We also observe that the file size increases significantly when using chunk sizes in x, y of 8 \times 8 \times n or larger. This behavior is due to the padding required in the spatial dimensions. For example, when using a chunking of 32 \times 32 \times n we requires 4 chunks in the x and y dimension (i.e., 4*32=128 elements). This means, in order to store the 100 \times 100 \times 100,000 test dataset, we allocate space for at least 128 \times 128 \times 100,000 records (additional padding may be required in the z dimension). This means that we allocate at least an additional amount of space of (28*128*100,000) + (28*100*100,000) \text{ records} = 638,400,000 * 2 \text{ Bytes} = 1,276,800,000 \text{ Bytes} =  1276.8 \text{ MB}. This example illustrates that a bad choice for the chunking can result in substantially larger data files. Since in the case of MSI data, the x, y dimensions of the data are much smaller than the z (mz, mass) dimension, it is important that we keep the padding required in x and y as small as possible, whereas padding in the z dimension typically has a much smaller effect on the size of the data.

Data Write

Traditionally, MSI data is often written one-spectrum-at-a-time. Figure Write performance using one-spectrum-at-a-time I/O using different chunk sizes (hopper using /scratch) illustrates the write performance for the different data layouts using a one-spectrum-at-a-time write strategy.

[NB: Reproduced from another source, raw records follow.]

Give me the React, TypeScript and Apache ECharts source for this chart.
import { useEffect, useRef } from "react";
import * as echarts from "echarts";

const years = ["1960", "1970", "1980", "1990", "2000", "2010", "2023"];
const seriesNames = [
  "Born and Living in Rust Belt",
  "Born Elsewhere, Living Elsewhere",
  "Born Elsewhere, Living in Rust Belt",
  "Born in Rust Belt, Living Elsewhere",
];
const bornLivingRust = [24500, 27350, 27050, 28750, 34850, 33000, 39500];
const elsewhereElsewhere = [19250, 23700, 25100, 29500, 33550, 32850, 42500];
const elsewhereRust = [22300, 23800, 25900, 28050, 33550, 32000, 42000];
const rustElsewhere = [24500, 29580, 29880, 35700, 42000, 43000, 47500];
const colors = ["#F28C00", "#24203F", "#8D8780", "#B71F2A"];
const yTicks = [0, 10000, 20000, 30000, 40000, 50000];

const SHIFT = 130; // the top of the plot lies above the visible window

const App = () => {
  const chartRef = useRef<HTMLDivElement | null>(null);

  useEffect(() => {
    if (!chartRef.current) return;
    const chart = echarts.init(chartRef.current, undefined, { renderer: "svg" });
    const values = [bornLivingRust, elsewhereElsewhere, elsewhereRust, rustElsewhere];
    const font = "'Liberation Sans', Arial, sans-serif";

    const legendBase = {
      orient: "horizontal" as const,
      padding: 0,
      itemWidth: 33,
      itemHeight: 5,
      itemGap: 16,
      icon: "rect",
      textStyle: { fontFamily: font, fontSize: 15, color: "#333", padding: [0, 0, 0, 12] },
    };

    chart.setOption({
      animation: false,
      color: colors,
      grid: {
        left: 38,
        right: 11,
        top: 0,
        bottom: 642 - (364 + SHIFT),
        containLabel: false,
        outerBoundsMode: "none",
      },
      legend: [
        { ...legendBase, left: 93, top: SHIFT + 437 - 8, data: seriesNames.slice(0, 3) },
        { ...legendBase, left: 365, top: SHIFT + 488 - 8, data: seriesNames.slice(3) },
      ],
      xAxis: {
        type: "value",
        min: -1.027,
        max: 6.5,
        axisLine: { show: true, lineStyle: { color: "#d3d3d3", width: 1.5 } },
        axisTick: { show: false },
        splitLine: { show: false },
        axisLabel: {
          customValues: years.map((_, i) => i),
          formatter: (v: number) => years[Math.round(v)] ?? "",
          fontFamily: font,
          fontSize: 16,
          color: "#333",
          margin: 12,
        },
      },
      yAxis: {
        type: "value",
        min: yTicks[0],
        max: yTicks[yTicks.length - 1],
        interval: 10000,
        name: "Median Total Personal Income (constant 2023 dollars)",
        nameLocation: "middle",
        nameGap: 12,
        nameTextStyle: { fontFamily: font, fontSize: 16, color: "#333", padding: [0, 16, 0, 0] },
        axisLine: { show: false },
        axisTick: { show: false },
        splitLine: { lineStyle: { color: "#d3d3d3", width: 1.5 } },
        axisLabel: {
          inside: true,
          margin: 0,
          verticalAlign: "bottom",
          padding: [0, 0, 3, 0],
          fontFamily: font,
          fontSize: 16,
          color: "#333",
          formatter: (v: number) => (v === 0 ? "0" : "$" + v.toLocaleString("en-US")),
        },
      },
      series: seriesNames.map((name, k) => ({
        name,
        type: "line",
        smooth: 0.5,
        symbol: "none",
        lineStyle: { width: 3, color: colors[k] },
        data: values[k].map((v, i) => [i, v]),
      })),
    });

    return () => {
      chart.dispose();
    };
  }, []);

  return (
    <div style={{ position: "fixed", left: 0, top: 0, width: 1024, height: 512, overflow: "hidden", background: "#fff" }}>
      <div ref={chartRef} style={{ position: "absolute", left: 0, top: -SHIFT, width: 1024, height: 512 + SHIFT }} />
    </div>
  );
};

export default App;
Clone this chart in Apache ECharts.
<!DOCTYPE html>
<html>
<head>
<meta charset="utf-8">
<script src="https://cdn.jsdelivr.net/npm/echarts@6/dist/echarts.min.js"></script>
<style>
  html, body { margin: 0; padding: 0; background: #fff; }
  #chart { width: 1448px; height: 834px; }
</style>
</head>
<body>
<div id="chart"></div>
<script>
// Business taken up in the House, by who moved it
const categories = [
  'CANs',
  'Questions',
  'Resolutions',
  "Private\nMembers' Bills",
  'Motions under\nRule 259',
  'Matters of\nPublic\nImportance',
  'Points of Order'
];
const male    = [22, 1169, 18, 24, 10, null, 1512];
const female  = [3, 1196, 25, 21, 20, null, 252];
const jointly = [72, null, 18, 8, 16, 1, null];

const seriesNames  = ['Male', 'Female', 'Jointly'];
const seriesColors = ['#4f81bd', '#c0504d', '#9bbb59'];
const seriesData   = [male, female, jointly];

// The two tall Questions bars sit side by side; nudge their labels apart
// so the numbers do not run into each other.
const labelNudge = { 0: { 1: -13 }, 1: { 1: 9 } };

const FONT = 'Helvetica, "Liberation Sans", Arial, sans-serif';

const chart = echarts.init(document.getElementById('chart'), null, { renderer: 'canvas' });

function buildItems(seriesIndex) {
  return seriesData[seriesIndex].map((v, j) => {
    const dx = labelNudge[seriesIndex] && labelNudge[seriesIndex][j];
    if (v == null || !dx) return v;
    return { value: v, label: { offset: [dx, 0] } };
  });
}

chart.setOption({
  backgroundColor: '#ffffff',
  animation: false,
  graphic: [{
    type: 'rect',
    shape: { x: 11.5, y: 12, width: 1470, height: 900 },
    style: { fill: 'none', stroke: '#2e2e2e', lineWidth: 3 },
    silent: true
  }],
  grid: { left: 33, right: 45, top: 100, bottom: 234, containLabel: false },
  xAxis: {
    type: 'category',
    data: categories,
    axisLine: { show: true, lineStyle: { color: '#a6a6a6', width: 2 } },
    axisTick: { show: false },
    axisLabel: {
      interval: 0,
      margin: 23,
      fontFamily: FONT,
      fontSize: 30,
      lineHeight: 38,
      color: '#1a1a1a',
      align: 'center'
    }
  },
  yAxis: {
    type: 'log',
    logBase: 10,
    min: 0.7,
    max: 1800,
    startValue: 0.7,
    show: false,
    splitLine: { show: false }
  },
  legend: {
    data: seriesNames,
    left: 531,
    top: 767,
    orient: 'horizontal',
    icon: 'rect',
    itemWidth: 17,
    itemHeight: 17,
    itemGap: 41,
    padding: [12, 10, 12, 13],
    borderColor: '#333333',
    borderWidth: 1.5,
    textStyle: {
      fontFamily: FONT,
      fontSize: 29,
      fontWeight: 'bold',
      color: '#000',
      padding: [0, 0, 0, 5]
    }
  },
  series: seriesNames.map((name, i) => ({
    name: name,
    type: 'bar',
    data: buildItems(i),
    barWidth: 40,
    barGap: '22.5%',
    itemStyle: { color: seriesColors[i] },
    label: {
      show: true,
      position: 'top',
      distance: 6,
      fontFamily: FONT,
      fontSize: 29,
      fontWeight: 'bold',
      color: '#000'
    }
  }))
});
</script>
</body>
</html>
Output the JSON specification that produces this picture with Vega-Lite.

It is not surprising that we observes a significant decrease in performance with increasing chunk sizes m in the x and y dimensions, as each data chunk is modified m*m times. For chunkings of m \times m \times 32 with m \in \{1024, 2048, 4096, 8192\} the write performance improves possibly due to higher HDF5 chunk-cache hit rates. The write performance data points for data layouts with a chunking of 128 \times 128 \times 32 , 256 \times 256 \times 32 , and 512 \times 512 \times 32 are missing as we terminated the tests due to the very poor one-spectrum-at-a-time write performance in those cases.

Write performance one-spectrum-at-a-time I/O and chunking (``hopper``/scratch).

Write performance using one-spectrum-at-a-time I/O using different chunk sizes (hopper using /scratch)

Write performance using different data-write strategies (``hopper using ``/project``)

Write performance using different data write strategies and chunk sizes (hopper using /project)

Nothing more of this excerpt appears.